In conclusion, the end result of all the above is many unhappy home buyers who feel infringed upon. Many have moved out; others try to make ends meet; others take it day to day. Most have approached Ahtna, requesting assistance. Encroachment by non-Natives in predominantly Native villages is on an uprise, increasing awareness and dissatisfaction toward the housing authority. Given this, it is very unlikely that 100 percent Native occupancy is ever to be achieved again, The laws of land is certainly a question that remains unanswered. Twenty years or more to pay off a home is a long Lime for a home to remain in good condition. Priced at 100 Gs, some homes are yet without electricity, lack running water, require enormous amount of money for fuel and heat, and are inadequately insulated. Overall, it is more of a burden on the Native than an achievement.

Adequate housing is needed in the Ahtna Region, but with current policy and procedural requirements, which do not allow the Native land base through Ahtna, it is basically useless, unless changes are made. There may be a settlement that may be reached through Ahtna. I have recently been appointed to the Copper River Basin Regional Housing Board; and, who, for your information, has denied my request to attend this meeting. Basically, I asked them to fund me, and they said: "No." And what is disappointing is the likelihood that changes can be made. It is my position that a review of all policies, procedures, and guidelines be discussed, elaborated, and addressed.

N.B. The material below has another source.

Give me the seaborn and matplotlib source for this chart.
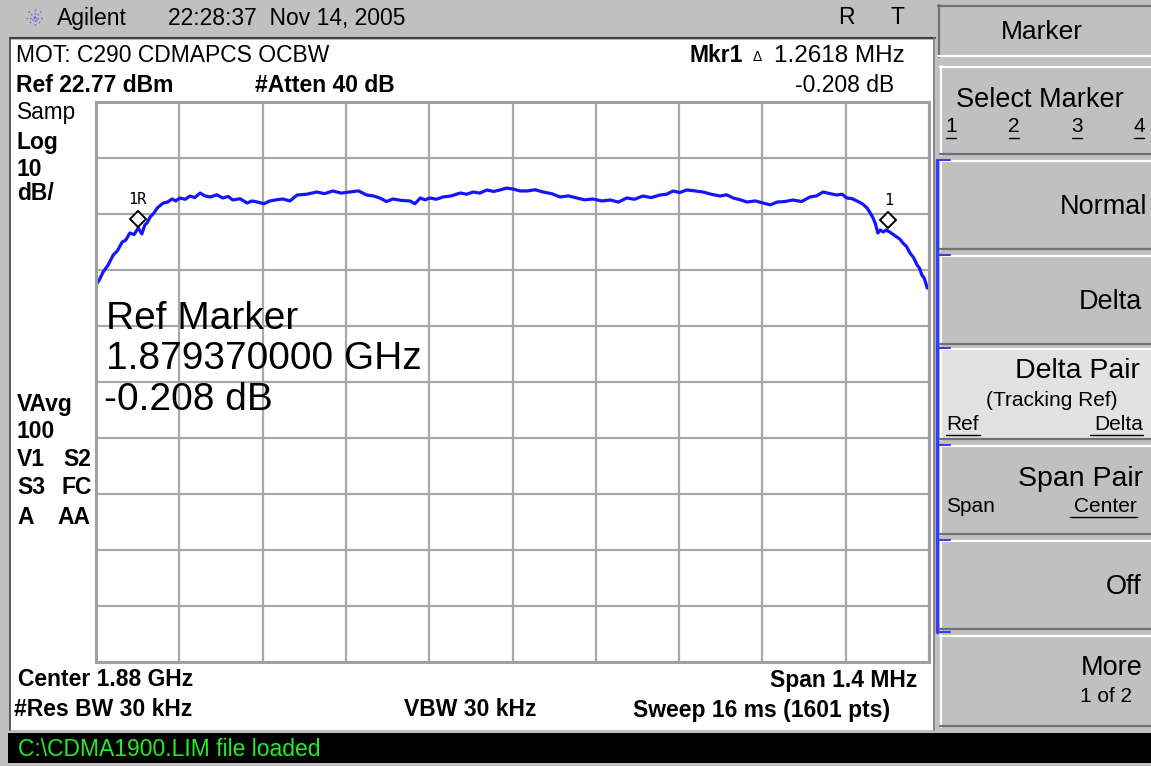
import numpy as np
import pandas as pd
import seaborn as sns
import matplotlib.pyplot as plt
from matplotlib.patches import Rectangle

# trace: offset from center (MHz) and level (dBm)
freq_mhz = [-0.700, -0.694, -0.688, -0.680, -0.671, -0.664, -0.656, -0.650, -0.643, -0.636,
            -0.629, -0.623, -0.618, -0.614, -0.609, -0.603, -0.597, -0.592, -0.587, -0.580,
            -0.572, -0.566, -0.559, -0.550, -0.542, -0.534, -0.525, -0.517, -0.508, -0.497,
            -0.487, -0.478, -0.470, -0.458, -0.446, -0.438, -0.429, -0.418, -0.408, -0.397,
            -0.386, -0.374, -0.362, -0.346, -0.329, -0.316, -0.302, -0.288, -0.273, -0.259,
            -0.245, -0.234, -0.223, -0.212, -0.201, -0.187, -0.172, -0.164, -0.155, -0.147,
            -0.139, -0.128, -0.117, -0.103, -0.088, -0.077, -0.066, -0.055, -0.043, -0.032,
            -0.021, -0.010, 0.001, 0.012, 0.024, 0.038, 0.051, 0.066, 0.080, 0.094,
            0.108, 0.121, 0.135, 0.150, 0.164, 0.178, 0.192, 0.205, 0.219, 0.233,
            0.248, 0.259, 0.270, 0.281, 0.293, 0.306, 0.320, 0.334, 0.349, 0.360,
            0.371, 0.383, 0.394, 0.408, 0.421, 0.433, 0.445, 0.458, 0.471, 0.486,
            0.500, 0.511, 0.522, 0.534, 0.545, 0.554, 0.562, 0.571, 0.579, 0.588,
            0.596, 0.601, 0.606, 0.610, 0.614, 0.618, 0.623, 0.628, 0.634, 0.640,
            0.646, 0.651, 0.656, 0.662, 0.668, 0.674, 0.680, 0.684, 0.688, 0.692,
            0.697]
level_dbm = [-9.91, -8.90, -7.59, -6.40, -4.55, -3.80, -2.23, -1.90, -0.62, -0.90,
             0.27, -0.80, 0.81, 1.20, 2.23, 2.90, 3.84, 4.30, 4.73, 4.90,
             5.45, 5.10, 5.63, 5.40, 5.98, 5.70, 6.52, 6.00, 5.81, 6.20,
             5.63, 5.90, 5.27, 5.50, 4.73, 5.10, 4.91, 4.60, 5.09, 5.30,
             5.45, 5.10, 6.16, 6.30, 6.70, 6.40, 6.88, 6.50, 6.70, 6.90,
             6.16, 6.00, 5.63, 5.00, 5.45, 5.20, 5.09, 4.60, 5.63, 5.30,
             5.63, 5.40, 5.81, 6.00, 6.52, 6.30, 6.70, 6.50, 7.06, 6.80,
             7.06, 7.40, 7.23, 6.90, 6.88, 7.10, 6.70, 6.40, 5.81, 6.00,
             5.63, 5.30, 5.45, 5.10, 5.27, 4.90, 5.63, 5.40, 5.98, 5.70,
             6.16, 6.30, 6.88, 6.60, 7.06, 6.90, 6.70, 6.30, 5.98, 6.20,
             5.63, 5.30, 4.91, 5.10, 4.73, 4.40, 4.91, 5.00, 5.27, 5.00,
             5.81, 6.00, 6.70, 6.40, 6.16, 6.30, 5.63, 5.50, 5.09, 4.60,
             3.84, 3.00, 2.06, 1.00, -0.62, -0.10, -0.44, -0.10, -0.44, -0.90,
             -1.34, -1.70, -2.41, -3.00, -4.20, -5.00, -6.34, -6.90, -8.13, -8.70,
             -10.45]

marker_names = ['1R', '1']
marker_freq = [-0.63, 0.6318]
marker_level = [1.87, 1.66]

ref_level = 22.77
db_per_div = 10
span_mhz = 1.4

GREY = '#c0c0c0'


def put(ax, x, y, s, size=16.5, weight='bold', ha='left', color='black', **kw):
    ax.text(x, y, s, fontsize=size, fontweight=weight, ha=ha, va='center',
            family=['Liberation Sans'], color=color, **kw)


def button(ax, y0, y1, face=GREY):
    ax.add_patch(Rectangle((940, y0), 211, y1 - y0, facecolor=face, edgecolor='none'))
    ax.plot([940, 1151], [y0 + 1, y0 + 1], color='white', lw=1.6)
    ax.plot([941, 941], [y0, y1], color='white', lw=1.6)
    ax.plot([940, 1151], [y1 - 1, y1 - 1], color='#707070', lw=1.6)


def draw_frame(ax):
    ax.set_xlim(0, 1151)
    ax.set_ylim(766, 0)
    ax.axis('off')
    # outer grey background
    ax.add_patch(Rectangle((0, 0), 1151, 766, facecolor=GREY, edgecolor='none'))
    # main white screen
    ax.add_patch(Rectangle((10, 40), 923, 690, facecolor='white', edgecolor='none'))
    ax.plot([10, 935], [38, 38], color='#404040', lw=1.5)
    ax.plot([10, 10], [38, 730], color='#404040', lw=1.2)
    ax.plot([934, 934], [38, 730], color='#808080', lw=1.2)
    # status bar
    ax.add_patch(Rectangle((8, 733), 1143, 30, facecolor='black', edgecolor='none'))

    # header
    for a in np.linspace(0, np.pi, 5)[:-1]:
        dx, dy = 9 * np.cos(a), 9 * np.sin(a)
        ax.plot([35 - dx, 35 + dx], [18 - dy, 18 + dy], color='#5a5aff', lw=1, ls=':')
    put(ax, 57, 18, 'Agilent', size=16.5, weight='normal')
    put(ax, 168, 18, '22:28:37  Nov 14, 2005', size=16.5, weight='normal')
    put(ax, 846, 18, 'R', size=16.5, weight='normal', ha='center')
    put(ax, 897, 18, 'T', size=16.5, weight='normal', ha='center')

    # top info lines
    put(ax, 16, 56, 'MOT: C290 CDMAPCS OCBW', size=16.5, weight='normal')
    put(ax, 690, 56, 'Mkr1', size=16.5)
    put(ax, 757, 57, '\u0394', size=10, weight='normal', ha='center')
    put(ax, 905, 56, '1.2618 MHz', size=17.5, weight='normal', ha='right')
    put(ax, 16, 86, 'Ref 22.77 dBm')
    put(ax, 255, 86, '#Atten 40 dB')
    put(ax, 894, 86, '-0.208 dB', size=16.5, weight='normal', ha='right')

    # left side status column
    put(ax, 17, 113, 'Samp', size=16.3, weight='normal')
    put(ax, 17, 142, 'Log')
    put(ax, 17, 170, '10')
    put(ax, 17, 194, 'dB/')
    put(ax, 17, 405, 'VAvg')
    put(ax, 17, 432, '100')
    put(ax, 17, 460, 'V1')
    put(ax, 63, 460, 'S2')
    put(ax, 17, 488, 'S3')
    put(ax, 62, 488, 'FC')
    put(ax, 17, 517, 'A')
    put(ax, 57, 517, 'AA')

    # bottom lines
    put(ax, 18, 680, 'Center 1.88 GHz')
    put(ax, 917, 680, 'Span 1.4 MHz', ha='right')
    put(ax, 14, 710, '#Res BW 30 kHz')
    put(ax, 470, 710, 'VBW 30 kHz', ha='center')
    put(ax, 890, 710, 'Sweep 16 ms (1601 pts)', ha='right')
    put(ax, 18, 749, 'C:\\CDMA1900.LIM file loaded', size=16.5, weight='normal',
        color='#22ee22')

    # softkey panel
    ax.add_patch(Rectangle((938, 5), 213, 52, facecolor=GREY, edgecolor='none'))
    ax.plot([938, 1151], [6, 6], color='#707070', lw=1.6)
    ax.plot([939, 939], [5, 57], color='#707070', lw=1.6)
    ax.plot([938, 1151], [56, 56], color='white', lw=1.6)
    put(ax, 1042, 32, 'Marker', size=19, weight='normal', ha='center')

    button(ax, 66, 155)
    put(ax, 1040, 100, 'Select Marker', size=19.5, weight='normal', ha='center')
    for x, s in zip([951, 1014, 1077, 1139], ['1', '2', '3', '4']):
        put(ax, x, 127, s, size=15, weight='normal', ha='center')
        ax.plot([x - 5, x + 5], [138, 138], color='black', lw=1)

    button(ax, 160, 250)
    put(ax, 1147, 207, 'Normal', size=19.5, weight='normal', ha='right')
    button(ax, 255, 345)
    put(ax, 1142, 302, 'Delta', size=19.5, weight='normal', ha='right')

    button(ax, 348, 440, face='#e2e2e2')
    put(ax, 1140, 371, 'Delta Pair', size=20.5, weight='normal', ha='right')
    put(ax, 1052, 400, '(Tracking Ref)', size=15, weight='normal', ha='center')
    put(ax, 946, 425, 'Ref', size=15, weight='normal')
    ax.plot([946, 980], [435, 435], color='black', lw=1)
    put(ax, 1143, 425, 'Delta', size=15, weight='normal', ha='right')
    ax.plot([1090, 1143], [435, 435], color='black', lw=1)

    button(ax, 445, 535)
    put(ax, 1143, 479, 'Span Pair', size=20.5, weight='normal', ha='right')
    put(ax, 946, 507, 'Span', size=15, weight='normal')
    put(ax, 1137, 507, 'Center', size=15, weight='normal', ha='right')
    ax.plot([1070, 1137], [517, 517], color='black', lw=1)

    button(ax, 540, 630)
    put(ax, 1142, 587, 'Off', size=19.5, weight='normal', ha='right')
    button(ax, 635, 727)
    put(ax, 1143, 668, 'More', size=19.5, weight='normal', ha='right')
    put(ax, 1132, 696, '1 of 2', size=15, weight='normal', ha='right')

    # blue active-menu bar
    ax.plot([937, 937], [160, 632], color='#3a3aff', lw=2.5)
    for y in [160, 255, 348, 445, 540, 632]:
        ax.plot([937, 950], [y, y], color='#3a3aff', lw=1.5)


def plot_trace(ax):
    data = pd.DataFrame({'freq': freq_mhz, 'level': level_dbm})
    sns.lineplot(x='freq', y='level', data=data, ax=ax, color='#1414ff', lw=2.3)

    ax.set_xlim(-span_mhz / 2, span_mhz / 2)
    ax.set_ylim(ref_level - 10 * db_per_div, ref_level)
    ax.set_xticks(np.linspace(-span_mhz / 2, span_mhz / 2, 11))
    ax.set_yticks(ref_level - db_per_div * np.arange(11))
    ax.grid(True, color='#a8a8a8', lw=1.6)
    ax.tick_params(length=0, labelbottom=False, labelleft=False)
    ax.set_xlabel('')
    ax.set_ylabel('')
    for sp in ax.spines.values():
        sp.set_color('#a0a0a0')
        sp.set_linewidth(2.2)

    for name, f, lv in zip(marker_names, marker_freq, marker_level):
        ax.plot(f, lv, marker='D', ms=8.5, mfc='white', mec='black', mew=1.4, zorder=5)
        ax.annotate(name, (f, lv), xytext=(0, 14), textcoords='offset points',
                    ha='center', va='center', fontsize=11, family='DejaVu Sans Mono',
                    color='black')

    big = dict(transform=ax.transAxes, fontsize=28, va='baseline', color='black')
    ax.text(0.012, 0.5946, 'Ref Marker', **big)
    ax.text(0.012, 0.5232, '1.879370000 GHz', **big)
    ax.text(0.010, 0.450, '-0.208 dB', **big)


def main():
    sns.set_style('white')
    plt.rcParams['font.family'] = ['Liberation Sans', 'DejaVu Sans']

    fig = plt.figure(figsize=(11.51, 7.66), dpi=100)
    ax_bg = fig.add_axes([0, 0, 1, 1])
    draw_frame(ax_bg)

    ax = fig.add_axes([96 / 1151, 1 - 662 / 766, 833 / 1151, 560 / 766])
    ax.set_facecolor('white')
    plot_trace(ax)

    fig.savefig('out.png', dpi=100)


if __name__ == '__main__':
    main()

I seek changes for the betterment of the Native people of Alaska. I thank you for allowing me to speak and give this report.
(Applause)

COMMISSIONER SEBESTA: Thank you, Neal. I think your comments about HUD housing are something that have to be seriously considered, and I appreciate your testimony. I think what we should do right now is take a we have three -- four more people that would like to testify; but I think that we need about a three-minute restroom break. If we can do that and be back here in three minutes. It's 21 after now, let's say about 25 after.